PROBLEM
Find how many lines in the data below include the word "this", then write only that number.

==*==

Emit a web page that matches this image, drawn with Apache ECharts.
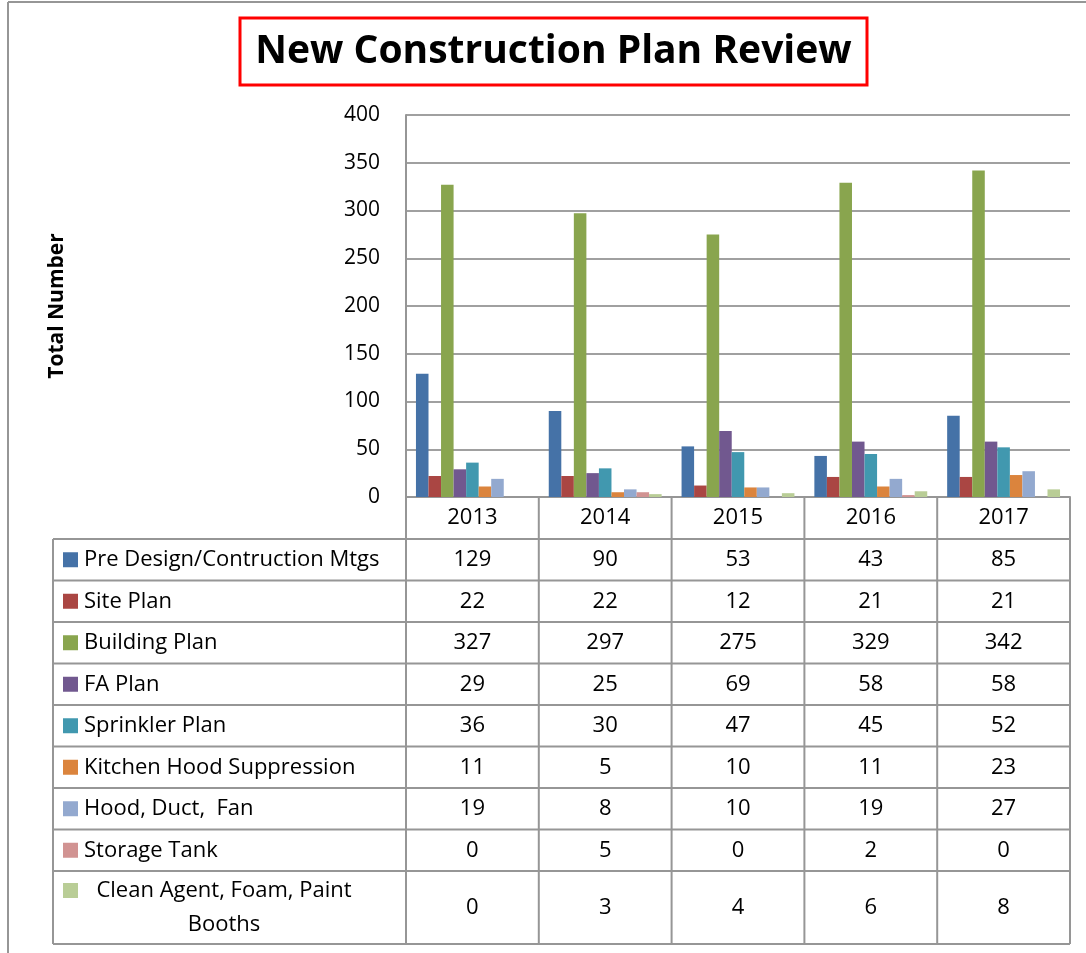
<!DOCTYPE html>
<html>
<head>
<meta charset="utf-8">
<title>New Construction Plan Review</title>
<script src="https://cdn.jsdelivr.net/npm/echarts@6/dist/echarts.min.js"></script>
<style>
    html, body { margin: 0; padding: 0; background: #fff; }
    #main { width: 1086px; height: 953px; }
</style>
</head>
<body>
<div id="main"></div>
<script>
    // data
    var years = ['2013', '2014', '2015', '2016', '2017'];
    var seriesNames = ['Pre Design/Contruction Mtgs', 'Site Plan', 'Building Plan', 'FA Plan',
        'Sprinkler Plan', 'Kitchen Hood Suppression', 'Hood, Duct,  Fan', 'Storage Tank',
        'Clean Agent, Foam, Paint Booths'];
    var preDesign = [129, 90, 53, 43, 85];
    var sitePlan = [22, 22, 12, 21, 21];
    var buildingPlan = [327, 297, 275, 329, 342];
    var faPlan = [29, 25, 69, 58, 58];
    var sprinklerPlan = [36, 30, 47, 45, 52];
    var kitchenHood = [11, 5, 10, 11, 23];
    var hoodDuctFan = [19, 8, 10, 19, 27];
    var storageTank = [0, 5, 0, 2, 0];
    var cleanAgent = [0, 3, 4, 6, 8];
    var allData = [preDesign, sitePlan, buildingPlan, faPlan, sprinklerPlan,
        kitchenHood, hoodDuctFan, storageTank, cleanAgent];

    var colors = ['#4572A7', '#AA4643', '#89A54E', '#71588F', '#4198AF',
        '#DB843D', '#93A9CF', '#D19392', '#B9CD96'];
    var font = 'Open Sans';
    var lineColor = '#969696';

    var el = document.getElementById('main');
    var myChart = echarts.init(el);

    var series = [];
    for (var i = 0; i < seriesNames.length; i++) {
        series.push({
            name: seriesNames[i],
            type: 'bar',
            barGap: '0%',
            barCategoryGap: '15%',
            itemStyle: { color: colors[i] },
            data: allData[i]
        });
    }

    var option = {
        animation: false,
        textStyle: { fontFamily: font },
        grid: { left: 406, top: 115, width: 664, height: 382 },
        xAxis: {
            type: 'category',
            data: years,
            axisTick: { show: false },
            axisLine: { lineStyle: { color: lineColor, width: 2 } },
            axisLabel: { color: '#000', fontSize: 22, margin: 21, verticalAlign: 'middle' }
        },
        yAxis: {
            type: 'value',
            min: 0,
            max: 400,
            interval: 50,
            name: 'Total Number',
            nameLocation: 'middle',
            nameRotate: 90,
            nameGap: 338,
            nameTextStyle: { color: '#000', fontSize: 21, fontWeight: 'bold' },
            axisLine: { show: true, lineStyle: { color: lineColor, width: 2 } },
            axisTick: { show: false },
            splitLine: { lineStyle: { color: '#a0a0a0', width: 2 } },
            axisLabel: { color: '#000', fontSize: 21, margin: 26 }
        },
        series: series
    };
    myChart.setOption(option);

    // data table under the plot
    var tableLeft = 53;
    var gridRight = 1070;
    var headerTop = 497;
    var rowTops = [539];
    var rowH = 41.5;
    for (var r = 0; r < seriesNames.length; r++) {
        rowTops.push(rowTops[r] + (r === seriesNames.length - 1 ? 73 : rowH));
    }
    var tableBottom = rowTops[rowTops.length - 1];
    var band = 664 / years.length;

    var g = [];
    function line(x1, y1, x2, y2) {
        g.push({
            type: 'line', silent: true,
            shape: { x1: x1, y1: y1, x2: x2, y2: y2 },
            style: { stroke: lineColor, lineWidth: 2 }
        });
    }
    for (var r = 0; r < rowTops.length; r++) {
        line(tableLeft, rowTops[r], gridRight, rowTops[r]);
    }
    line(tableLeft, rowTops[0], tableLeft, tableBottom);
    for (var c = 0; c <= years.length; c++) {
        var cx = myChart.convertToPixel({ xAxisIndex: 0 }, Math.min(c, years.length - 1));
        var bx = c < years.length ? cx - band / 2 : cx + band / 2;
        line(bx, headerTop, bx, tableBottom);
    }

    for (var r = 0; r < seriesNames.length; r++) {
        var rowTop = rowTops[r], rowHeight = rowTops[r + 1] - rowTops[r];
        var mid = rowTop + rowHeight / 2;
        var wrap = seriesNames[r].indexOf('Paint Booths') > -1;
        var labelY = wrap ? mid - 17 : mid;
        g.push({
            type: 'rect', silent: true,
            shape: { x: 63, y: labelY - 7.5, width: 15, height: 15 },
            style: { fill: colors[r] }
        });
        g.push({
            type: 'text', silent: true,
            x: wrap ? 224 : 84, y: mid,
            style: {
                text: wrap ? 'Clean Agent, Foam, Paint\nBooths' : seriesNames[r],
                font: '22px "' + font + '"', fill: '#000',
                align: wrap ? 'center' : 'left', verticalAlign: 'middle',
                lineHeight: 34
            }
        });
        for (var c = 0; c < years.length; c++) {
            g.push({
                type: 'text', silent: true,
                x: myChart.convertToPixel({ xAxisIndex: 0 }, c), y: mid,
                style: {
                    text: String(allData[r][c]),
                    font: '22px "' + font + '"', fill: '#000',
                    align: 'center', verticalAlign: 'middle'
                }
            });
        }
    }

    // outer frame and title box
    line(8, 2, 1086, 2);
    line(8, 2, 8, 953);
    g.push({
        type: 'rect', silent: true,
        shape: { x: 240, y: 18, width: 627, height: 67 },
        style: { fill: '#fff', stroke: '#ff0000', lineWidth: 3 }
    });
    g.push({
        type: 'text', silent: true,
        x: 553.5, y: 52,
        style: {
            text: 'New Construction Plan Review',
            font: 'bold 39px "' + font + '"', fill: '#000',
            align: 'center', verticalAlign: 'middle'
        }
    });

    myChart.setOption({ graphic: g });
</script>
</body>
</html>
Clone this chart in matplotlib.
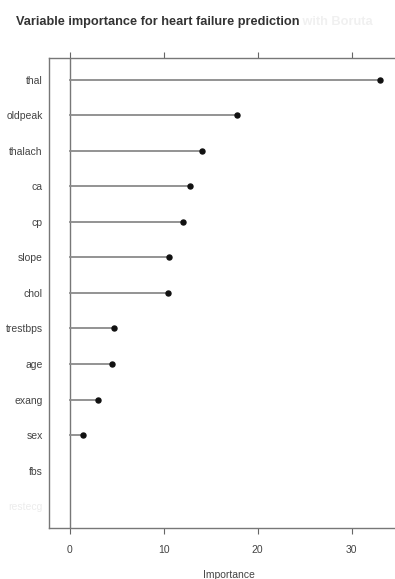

==*==

RESPONSE TO THE EXERCISE
2